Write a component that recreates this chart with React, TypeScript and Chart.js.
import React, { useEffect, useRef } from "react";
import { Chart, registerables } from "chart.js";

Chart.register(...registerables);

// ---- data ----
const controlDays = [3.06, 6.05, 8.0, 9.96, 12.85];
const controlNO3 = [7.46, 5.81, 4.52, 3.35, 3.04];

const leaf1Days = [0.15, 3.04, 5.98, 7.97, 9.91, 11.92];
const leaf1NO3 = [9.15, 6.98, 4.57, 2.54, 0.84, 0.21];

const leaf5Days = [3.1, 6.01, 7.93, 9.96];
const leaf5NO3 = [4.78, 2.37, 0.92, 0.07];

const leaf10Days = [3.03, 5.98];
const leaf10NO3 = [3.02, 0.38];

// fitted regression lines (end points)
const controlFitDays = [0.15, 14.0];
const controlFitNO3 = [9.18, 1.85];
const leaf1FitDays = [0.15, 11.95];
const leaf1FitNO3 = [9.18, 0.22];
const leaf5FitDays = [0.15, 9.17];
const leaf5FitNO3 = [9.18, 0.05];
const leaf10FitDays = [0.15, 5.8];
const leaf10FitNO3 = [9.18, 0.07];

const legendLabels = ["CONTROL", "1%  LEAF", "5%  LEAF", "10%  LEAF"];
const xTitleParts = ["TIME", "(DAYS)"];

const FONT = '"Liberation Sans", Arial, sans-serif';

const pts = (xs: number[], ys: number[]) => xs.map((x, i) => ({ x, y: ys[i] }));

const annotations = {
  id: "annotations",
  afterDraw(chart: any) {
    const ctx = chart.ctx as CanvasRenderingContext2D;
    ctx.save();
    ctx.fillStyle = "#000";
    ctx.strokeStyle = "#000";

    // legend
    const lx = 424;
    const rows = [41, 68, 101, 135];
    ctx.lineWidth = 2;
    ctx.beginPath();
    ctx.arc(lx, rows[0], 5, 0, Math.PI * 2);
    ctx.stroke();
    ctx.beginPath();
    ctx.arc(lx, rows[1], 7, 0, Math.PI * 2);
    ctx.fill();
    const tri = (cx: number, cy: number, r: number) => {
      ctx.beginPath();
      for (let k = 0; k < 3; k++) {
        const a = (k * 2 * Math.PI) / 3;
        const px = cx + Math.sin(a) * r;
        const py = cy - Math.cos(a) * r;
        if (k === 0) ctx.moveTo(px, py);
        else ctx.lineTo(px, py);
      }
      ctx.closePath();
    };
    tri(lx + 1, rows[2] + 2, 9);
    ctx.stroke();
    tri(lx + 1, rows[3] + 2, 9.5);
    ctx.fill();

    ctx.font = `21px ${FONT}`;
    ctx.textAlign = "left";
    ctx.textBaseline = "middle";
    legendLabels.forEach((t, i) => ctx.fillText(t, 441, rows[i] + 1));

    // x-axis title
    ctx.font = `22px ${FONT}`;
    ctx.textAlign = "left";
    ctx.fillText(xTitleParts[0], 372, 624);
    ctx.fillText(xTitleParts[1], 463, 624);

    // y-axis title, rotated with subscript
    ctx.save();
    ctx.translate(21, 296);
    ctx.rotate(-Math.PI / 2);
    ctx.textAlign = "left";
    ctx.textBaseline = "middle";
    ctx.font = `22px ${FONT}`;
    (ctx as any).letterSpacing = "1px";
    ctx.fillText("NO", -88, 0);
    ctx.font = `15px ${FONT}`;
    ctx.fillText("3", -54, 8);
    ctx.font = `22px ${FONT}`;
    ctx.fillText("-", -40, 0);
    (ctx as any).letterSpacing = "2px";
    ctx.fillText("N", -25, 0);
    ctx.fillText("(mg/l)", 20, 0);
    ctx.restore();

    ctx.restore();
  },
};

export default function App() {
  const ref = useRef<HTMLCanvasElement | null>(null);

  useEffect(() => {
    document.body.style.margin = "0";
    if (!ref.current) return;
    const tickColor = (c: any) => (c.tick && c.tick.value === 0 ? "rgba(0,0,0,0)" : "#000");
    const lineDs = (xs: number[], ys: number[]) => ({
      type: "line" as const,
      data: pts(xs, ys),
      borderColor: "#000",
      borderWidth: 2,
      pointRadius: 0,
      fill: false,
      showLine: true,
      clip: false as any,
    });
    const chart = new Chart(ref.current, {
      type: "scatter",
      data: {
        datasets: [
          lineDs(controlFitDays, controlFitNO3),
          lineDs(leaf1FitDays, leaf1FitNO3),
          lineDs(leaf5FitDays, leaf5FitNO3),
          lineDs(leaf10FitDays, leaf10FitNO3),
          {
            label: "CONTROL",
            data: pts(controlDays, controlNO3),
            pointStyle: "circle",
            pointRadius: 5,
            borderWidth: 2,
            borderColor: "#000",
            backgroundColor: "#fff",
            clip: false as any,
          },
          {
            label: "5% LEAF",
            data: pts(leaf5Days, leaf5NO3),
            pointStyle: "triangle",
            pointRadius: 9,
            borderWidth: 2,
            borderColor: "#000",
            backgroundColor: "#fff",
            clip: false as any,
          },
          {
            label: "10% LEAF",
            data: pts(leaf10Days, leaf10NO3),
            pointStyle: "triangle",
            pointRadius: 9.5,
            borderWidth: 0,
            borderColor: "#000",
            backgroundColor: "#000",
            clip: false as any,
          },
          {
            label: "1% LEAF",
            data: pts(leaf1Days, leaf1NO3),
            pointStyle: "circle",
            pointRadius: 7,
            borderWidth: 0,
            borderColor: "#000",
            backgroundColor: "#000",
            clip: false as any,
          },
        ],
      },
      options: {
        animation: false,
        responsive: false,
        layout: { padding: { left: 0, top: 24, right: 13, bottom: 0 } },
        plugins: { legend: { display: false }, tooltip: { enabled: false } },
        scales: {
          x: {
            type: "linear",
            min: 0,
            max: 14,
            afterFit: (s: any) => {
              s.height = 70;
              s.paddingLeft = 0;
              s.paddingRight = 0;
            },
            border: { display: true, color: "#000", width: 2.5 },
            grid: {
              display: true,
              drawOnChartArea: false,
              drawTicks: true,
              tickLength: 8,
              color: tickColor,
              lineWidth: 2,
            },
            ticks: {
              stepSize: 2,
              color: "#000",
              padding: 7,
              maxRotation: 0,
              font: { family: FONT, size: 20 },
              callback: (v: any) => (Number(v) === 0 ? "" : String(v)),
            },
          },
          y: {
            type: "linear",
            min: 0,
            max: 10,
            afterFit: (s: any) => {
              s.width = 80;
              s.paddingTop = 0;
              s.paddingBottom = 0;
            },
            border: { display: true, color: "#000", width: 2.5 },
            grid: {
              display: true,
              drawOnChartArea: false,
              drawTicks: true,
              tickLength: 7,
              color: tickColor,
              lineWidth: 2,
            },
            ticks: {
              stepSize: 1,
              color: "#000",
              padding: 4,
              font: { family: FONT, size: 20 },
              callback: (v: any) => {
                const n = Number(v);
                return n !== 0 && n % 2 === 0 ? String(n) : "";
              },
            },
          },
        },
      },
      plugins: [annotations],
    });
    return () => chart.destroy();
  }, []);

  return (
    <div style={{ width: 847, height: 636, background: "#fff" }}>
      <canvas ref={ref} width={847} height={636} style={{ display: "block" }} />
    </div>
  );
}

== WHAT THE TASK ASKS ==
Find the word "React" and list each line it appears in.

== COMPLETE ANSWER ==
Write a component that recreates this chart with React, TypeScript and Chart.js.
import React, { useEffect, useRef } from "react";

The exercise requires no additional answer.